I’ve now come to the conclusion that I just need to do whole foods. That’s it. No more gimmicks. I don’t need to do cleanses or raw. I can just do primarily whole foods and keeping my exercise level up, then I’m fine. There shouldn’t be any more rules.
Back in December, which is what got me off the truck indefinitely, I was helping move a gun safe and I pulled my back quite bad. I felt it during the move and somehow made it out of the customer’s house. Looking back, I’m not even sure how I did that. By the time I got back to the house, I had to be helped into the house. By the end of that day, I was literally army crawling it through the house. If I had to go to the bathroom, I had to army crawl. i could not stand. At that point, I was terrified that I had done permanent damage. That’s how bad it was. I’ve pulled my back before and it was nothing like this. I could not stand without crumbling.
By the next morning, I decided something else was wrong and decided to go to the emergency room. I had an MRI done and I had two slipped discs. They were immediately talking about referring me to an orthopedic surgeon and the likelihood of surgery was in the my future and I was like “what the fuck?” I got steroids and painkillers so I could get to where I could walk and it did after the first few days. I was not okay with having surgery or paying for the appointment so I decided to just do chiropractic care. I went into it with an open mind (and wallet, haha). The first couple months, I was thinking it wasn’t getting any better. My lower back was still hurting very bad to the touch and when I was getting up or down. However, the past month or so, I’ve finally felt like it’s going to get back to normal. It’s not tender to the touch anymore and getting up and down doesn’t feel like I’m 90 years old anymore.
All this being said, I’m just now able to get back into a fitness routine again. Over the past four months, I’ve listened to The China Study, Eat to Live and The Campbell Plan, all of which highly encourage a whole foods plant based diet. Then I went to Vegfest last month and met Robert Cheeke and Fraser Bayley. I had read Robert’s Vegan Bodybuilding & Fitness book a while back when I was in one of my manic, get back in shape phases.
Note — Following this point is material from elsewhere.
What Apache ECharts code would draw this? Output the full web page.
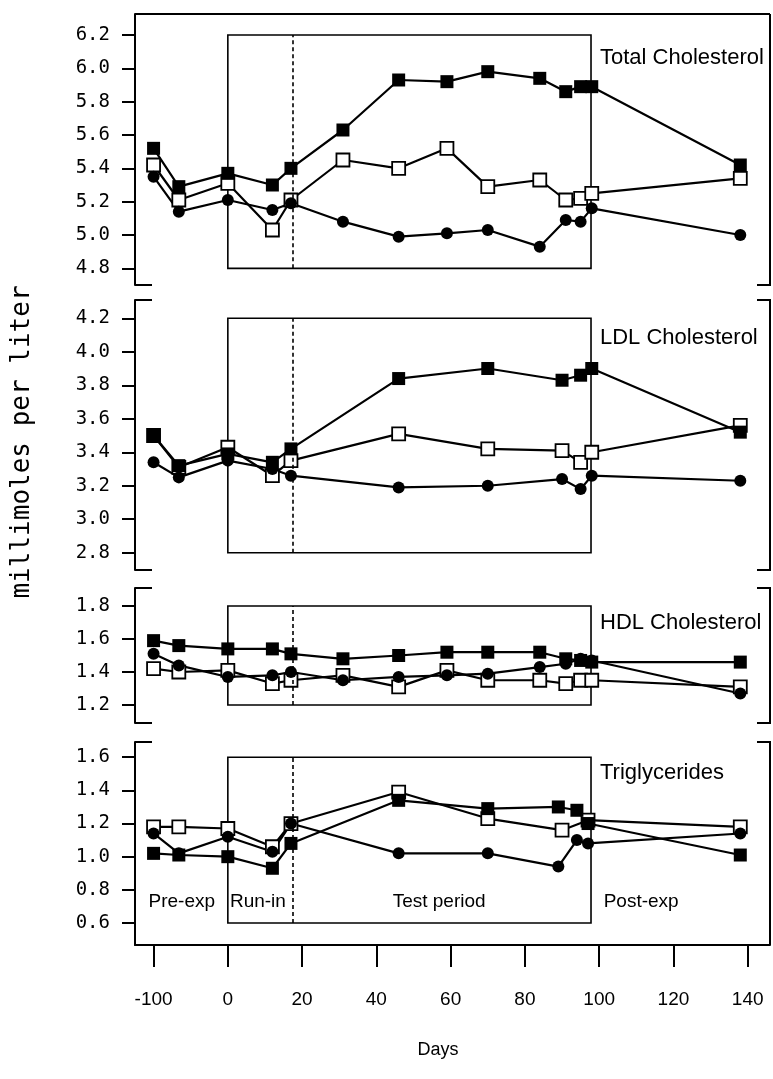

I’ve never wanted to compete in bodybuilding but I’ve always wanted to be in shape. For the past ten years, I’ve been saying I want to be in this shape and for the past ten years, I’ve done jack shit about it. I loved Robert’s book though and it was very inspiring to meet him and hear him speak. I also met Bayley who I didn’t really know a lot about except he was a vegan bodybuilder. I ended up being so moved by his speech which was about his road from being a butcher to eventually becoming a vegan bodybuilder. Both of their speeches really resonated with me and have inspired me to start this blog.
I want to document what I’m going through. I don’t like to admit but, by all categories, I’m overweight and depressed and I know there are others going through the same thing.
I hope that you’ll join me on this journey!